**Requirement:**
Which lines below hold the word "that"? Report each one.

Begin Data supplied

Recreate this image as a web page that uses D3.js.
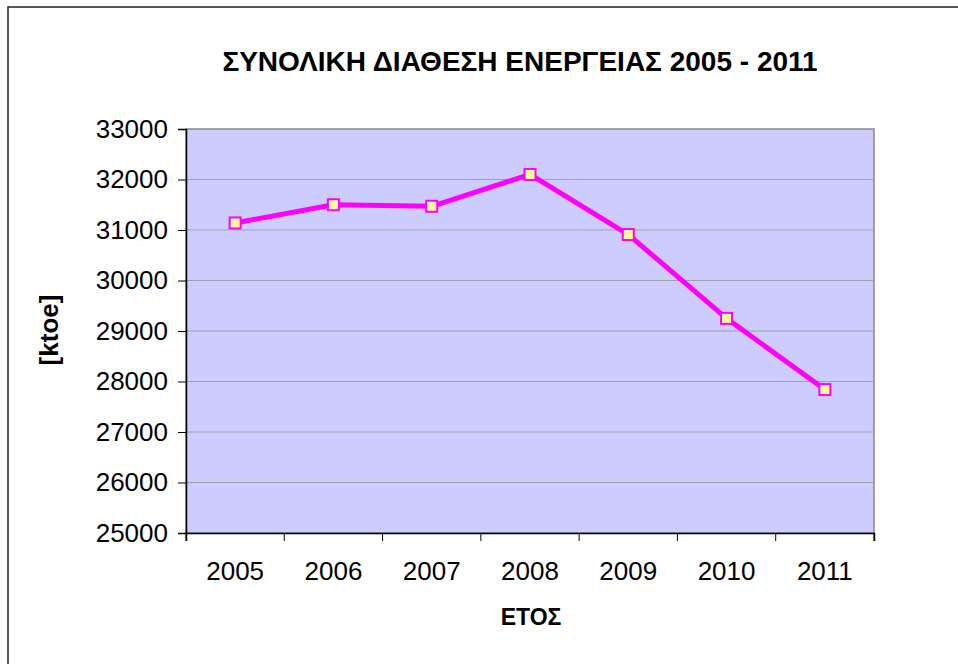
<!DOCTYPE html>
<html>
<head>
<meta charset="utf-8">
<script src="https://cdn.jsdelivr.net/npm/d3@7"></script>
<style>
  body { margin: 0; background: #fff; }
  text { font-family: "Liberation Sans", Arial, sans-serif; fill: #000; }
</style>
</head>
<body>
<div id="chart"></div>
<script>
var years = ["2005", "2006", "2007", "2008", "2009", "2010", "2011"];
var energy = [31140, 31500, 31470, 32100, 30910, 29250, 27840];
var yTicks = [25000, 26000, 27000, 28000, 29000, 30000, 31000, 32000, 33000];

var W = 958, H = 664;
var margin = { top: 129, right: 84, bottom: 131, left: 186 };
var width = W - margin.left - margin.right,
    height = H - margin.top - margin.bottom;

var svg = d3.select("#chart").append("svg")
  .attr("width", W).attr("height", H);

// chart frame (cut off at right / bottom like the original)
svg.append("rect")
  .attr("x", 8).attr("y", 7)
  .attr("width", W + 10).attr("height", H + 10)
  .attr("fill", "#fff").attr("stroke", "#222").attr("stroke-width", 1.5);

var g = svg.append("g").attr("transform", "translate(" + margin.left + "," + margin.top + ")");

var x = d3.scaleBand().domain(years).range([0, width]);
var y = d3.scaleLinear().domain([25000, 33000]).range([height, 0]);

g.append("rect")
  .attr("width", width).attr("height", height)
  .attr("fill", "#ccccff").attr("stroke", "#888").attr("stroke-width", 1.5);

// gridlines
g.selectAll(".grid").data(yTicks.slice(1, -1))
  .enter().append("line")
  .attr("class", "grid")
  .attr("x1", 0).attr("x2", width)
  .attr("y1", function (d) { return y(d); })
  .attr("y2", function (d) { return y(d); })
  .attr("stroke", "#a0a0a8").attr("stroke-width", 1);

var yAxis = g.append("g")
  .call(d3.axisLeft(y).tickValues(yTicks).tickSize(8).tickPadding(10).tickFormat(d3.format("d")));
var xAxis = g.append("g")
  .attr("transform", "translate(0," + height + ")")
  .call(d3.axisBottom(x).tickSize(8).tickPadding(21));

// put x ticks on the category boundaries
xAxis.selectAll(".tick line").remove();
xAxis.selectAll(".bound").data(d3.range(years.length + 1))
  .enter().append("line")
  .attr("x1", function (i) { return i * x.step(); })
  .attr("x2", function (i) { return i * x.step(); })
  .attr("y1", 0).attr("y2", 8)
  .attr("stroke", "#000");

[yAxis, xAxis].forEach(function (a) {
  a.select(".domain").attr("stroke", "#000").attr("stroke-width", 1.5);
  a.selectAll("text").style("font-size", "26px").style("font-family", "Liberation Sans, Arial, sans-serif");
});

var line = d3.line()
  .x(function (d, i) { return x(years[i]) + x.bandwidth() / 2; })
  .y(function (d) { return y(d); });

g.append("path")
  .datum(energy)
  .attr("d", line)
  .attr("fill", "none")
  .attr("stroke", "#ff00ff")
  .attr("stroke-width", 5)
  .attr("stroke-linejoin", "round");

g.selectAll(".pt").data(energy)
  .enter().append("rect")
  .attr("class", "pt")
  .attr("x", function (d, i) { return x(years[i]) + x.bandwidth() / 2 - 5.5; })
  .attr("y", function (d) { return y(d) - 5.5; })
  .attr("width", 11).attr("height", 11)
  .attr("fill", "#ffff99").attr("stroke", "#ff00ff").attr("stroke-width", 2);

svg.append("text")
  .attr("x", 520).attr("y", 71)
  .attr("text-anchor", "middle")
  .style("font-size", "28px").style("font-weight", "bold")
  .text("ΣΥΝΟΛΙΚΗ ΔΙΑΘΕΣΗ ΕΝΕΡΓΕΙΑΣ 2005 - 2011");

svg.append("text")
  .attr("x", 531).attr("y", 625)
  .attr("text-anchor", "middle")
  .style("font-size", "23px").style("font-weight", "bold")
  .text("ΕΤΟΣ");

svg.append("text")
  .attr("transform", "translate(58,330) rotate(-90)")
  .attr("text-anchor", "middle")
  .style("font-size", "26px").style("font-weight", "bold")
  .text("[ktoe]");
</script>
</body>
</html>
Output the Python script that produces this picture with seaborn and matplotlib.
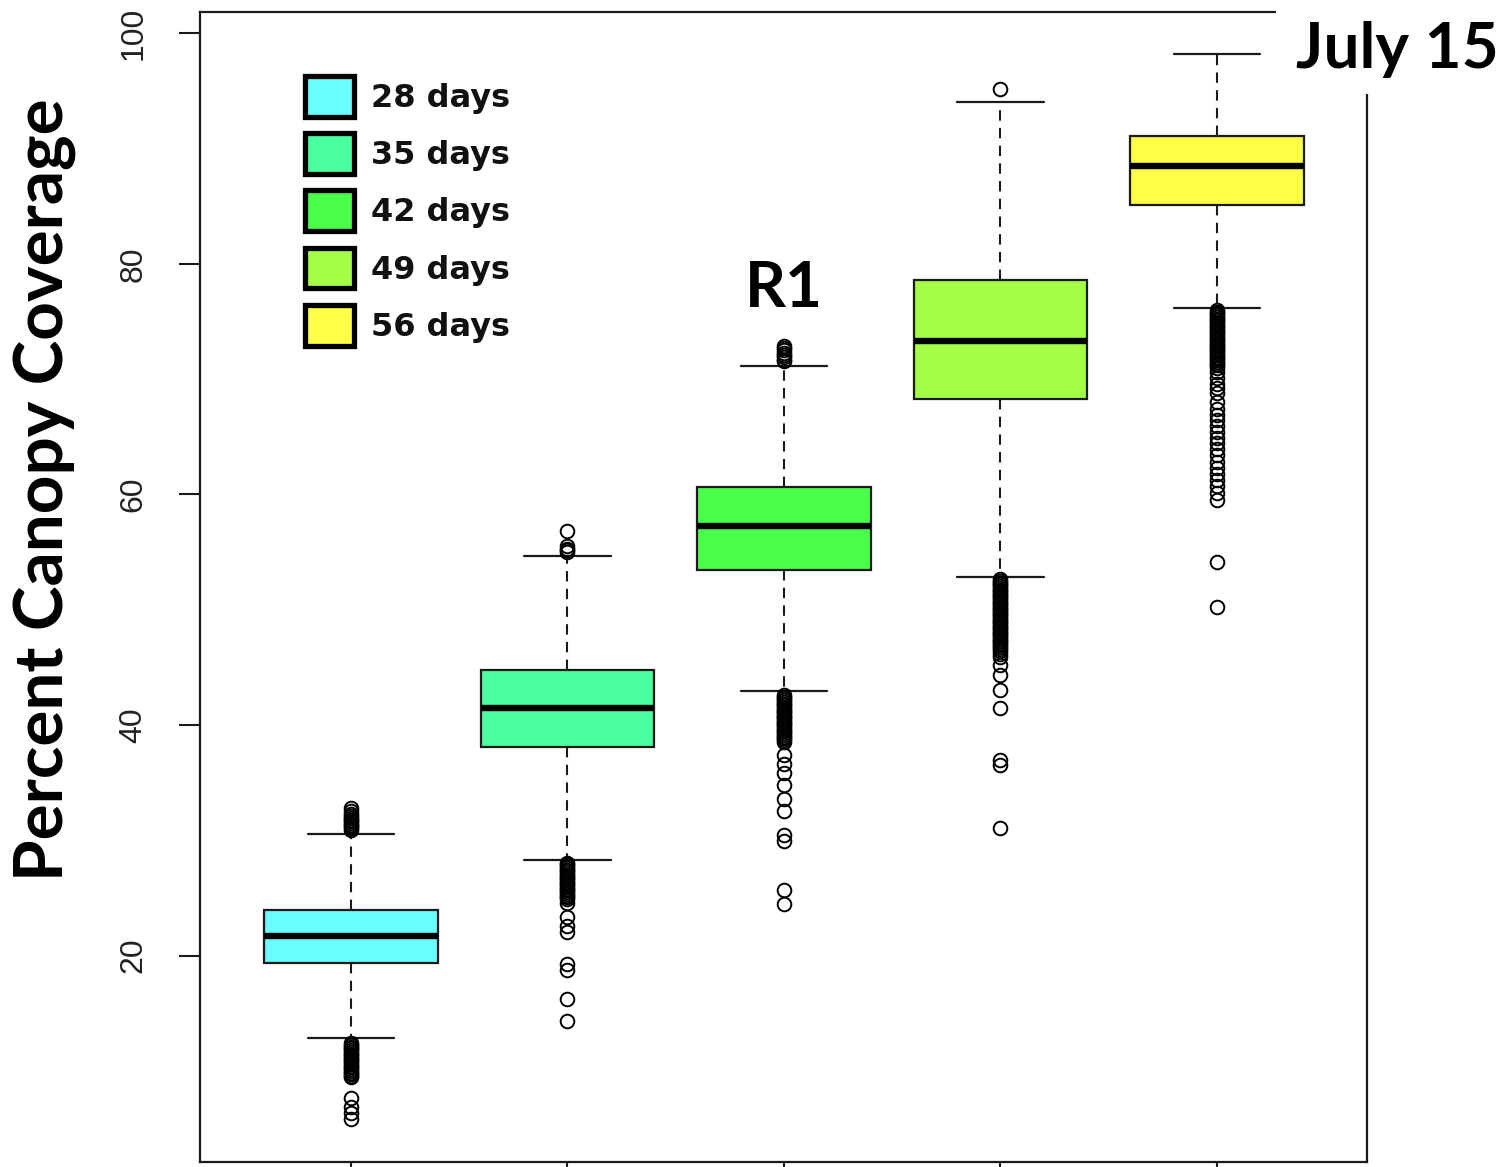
import numpy as np
import pandas as pd
import matplotlib
matplotlib.use("Agg")
import matplotlib.pyplot as plt
from matplotlib.patches import Patch, Rectangle
import seaborn as sns

# ---- data ----
groups = ["28 days", "35 days", "42 days", "49 days", "56 days"]
colors = ["#6CFFFF", "#4AFF9E", "#4AFF4A", "#A4FF47", "#FFFF47"]
q1 = [19.35, 38.1, 53.45, 68.25, 85.1]
median = [21.7, 41.45, 57.25, 73.3, 88.5]
q3 = [23.95, 44.75, 60.65, 78.6, 91.1]
whisker_low = [12.85, 28.3, 42.95, 52.8, 76.2]
whisker_high = [30.5, 54.7, 71.1, 94.0, 98.2]
fliers_low = [
    [12.4, 12.25, 12.1, 11.95, 11.8, 11.65, 11.5, 11.35, 11.2, 11.05, 10.9,
     10.75, 10.6, 10.45, 10.3, 10.15, 10.0, 9.85, 9.7, 9.55, 9.45,
     7.6, 6.9, 6.3, 5.8],
    [28.05, 27.9, 27.75, 27.6, 27.45, 27.3, 27.15, 27.0, 26.85, 26.7, 26.55,
     26.4, 26.25, 26.1, 25.95, 25.8, 25.65, 25.5, 25.35, 25.2, 25.05, 24.9,
     24.6, 23.3, 22.6, 22.0, 19.3, 18.75, 16.2, 14.3],
    [42.6, 42.45, 42.3, 42.15, 42.0, 41.85, 41.7, 41.55, 41.4, 41.25, 41.1,
     40.95, 40.8, 40.65, 40.5, 40.35, 40.2, 40.05, 39.9, 39.75, 39.6, 39.45,
     39.3, 39.15, 39.0, 38.85, 38.7, 38.55, 37.4, 36.6, 35.85, 34.8, 33.6,
     32.5, 30.45, 29.9, 25.7, 24.5],
    [52.65, 52.5, 52.35, 52.2, 52.05, 51.9, 51.75, 51.6, 51.45, 51.3, 51.15,
     51.0, 50.85, 50.7, 50.55, 50.4, 50.25, 50.1, 49.95, 49.8, 49.65, 49.5,
     49.35, 49.2, 49.05, 48.9, 48.75, 48.6, 48.45, 48.3, 48.15, 48.0, 47.85,
     47.7, 47.55, 47.4, 47.25, 47.1, 46.95, 46.8, 46.6, 46.4, 46.2, 45.9,
     45.2, 44.3, 43.0, 41.45, 37.0, 36.5, 31.05],
    [76.0, 75.85, 75.7, 75.55, 75.4, 75.25, 75.1, 74.95, 74.8, 74.65, 74.5,
     74.35, 74.2, 74.05, 73.9, 73.75, 73.6, 73.45, 73.3, 73.15, 73.0, 72.85,
     72.7, 72.55, 72.4, 72.25, 72.1, 71.95, 71.8, 71.65, 71.5, 71.35, 71.2,
     71.0, 70.6, 70.1, 69.6, 69.2, 68.8, 68.0, 67.4, 66.9, 66.45, 65.9, 65.4,
     64.9, 64.45, 63.9, 63.4, 62.8, 62.3, 61.8, 61.25, 60.7, 60.1, 59.5,
     54.1, 50.2],
]
fliers_high = [
    [30.9, 31.05, 31.2, 31.35, 31.5, 31.65, 31.8, 31.95, 32.1, 32.3, 32.5, 32.8],
    [55.0, 55.15, 55.3, 55.5, 56.8],
    [71.55, 71.7, 71.9, 72.1, 72.3, 72.5, 72.7, 72.9],
    [95.2],
    [],
]
ytick_values = [20, 40, 60, 80, 100]

# summary values expanded into a sample whose box statistics equal the read ones
REP = 1000
records = []
for i, g in enumerate(groups):
    vals = (fliers_low[i] + [whisker_low[i]] + [q1[i]] * REP + [median[i]] * REP
            + [q3[i]] * REP + [whisker_high[i]] + fliers_high[i])
    records.append(pd.DataFrame({"group": g, "value": vals}))
df = pd.concat(records, ignore_index=True)

sns.set_style("ticks")
plt.rcParams["font.family"] = ["DejaVu Sans"]

W, H = 1511, 1167
fig = plt.figure(figsize=(W / 100, H / 100), dpi=100)
ax = fig.add_axes([200 / W, 5 / H, 1167 / W, 1150 / H])

ink = "#1a1a1a"
sns.boxplot(
    data=df, x="group", y="value", hue="group", order=groups, hue_order=groups,
    palette=colors, saturation=1, width=0.8, whis=1.5, legend=False,
    linecolor=ink, linewidth=1.6, ax=ax,
    medianprops=dict(color="black", linewidth=4.6),
    whiskerprops=dict(linestyle=(0, (5, 3.5)), linewidth=1.5),
    capprops=dict(linewidth=1.6),
    flierprops=dict(marker="o", markerfacecolor="none", markeredgecolor="black",
                    markersize=9.8, markeredgewidth=1.4),
)

ax.set_xlim(-0.697, 4.693)
ax.set_ylim(2.09, 101.85)
ax.set_yticks(ytick_values)
ax.set_yticklabels([str(v) for v in ytick_values], rotation=90, va="center",
                   fontsize=23, color="#222222", family="Liberation Sans")
ax.set_xticks(range(len(groups)))
ax.set_xticklabels([])
ax.tick_params(axis="y", length=15, width=1.5, color=ink, pad=22)
ax.tick_params(axis="x", length=8, width=1.5, color=ink)
ax.set_xlabel("")
ax.set_ylabel("")
for s in ax.spines.values():
    s.set_visible(True)
    s.set_linewidth(1.6)
    s.set_color(ink)

# legend
handles = [Patch(facecolor=c, edgecolor="black", linewidth=3.8) for c in colors]
leg = ax.legend(handles, groups, loc="upper left",
                bbox_to_anchor=(305 / W, 1 - 76 / H), bbox_transform=fig.transFigure,
                frameon=False, borderpad=0, borderaxespad=0,
                handlelength=1.53, handleheight=1.58, handletextpad=0.55,
                labelspacing=0.52,
                prop=dict(family="DejaVu Sans", weight="bold", size=23))
for t in leg.get_texts():
    t.set_color("#111111")

# annotations
ax.text(2, 77.9, "R1", ha="center", va="center", fontsize=46,
        fontweight="bold", family="Lato", color="black")

fig.add_artist(Rectangle((1276 / W, 1 - 94 / H), (W - 1276) / W, 94 / H,
                         transform=fig.transFigure, facecolor="white",
                         edgecolor="none", zorder=5))
fig.text(1397 / W, 1 - 50 / H, "July 15", ha="center", va="center",
         fontsize=46, fontweight="bold", family="Lato", color="black", zorder=6)

fig.text(45 / W, 1 - 490 / H, "Percent Canopy Coverage", rotation=90,
         ha="center", va="center", fontsize=48.5, fontweight="bold",
         family="Lato", color="black")

fig.savefig("out.png", dpi=100)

End Data supplied

**Answer to this problem:**
Recreate this image as a web page that uses D3.js.
Output the Python script that produces this picture with seaborn and matplotlib.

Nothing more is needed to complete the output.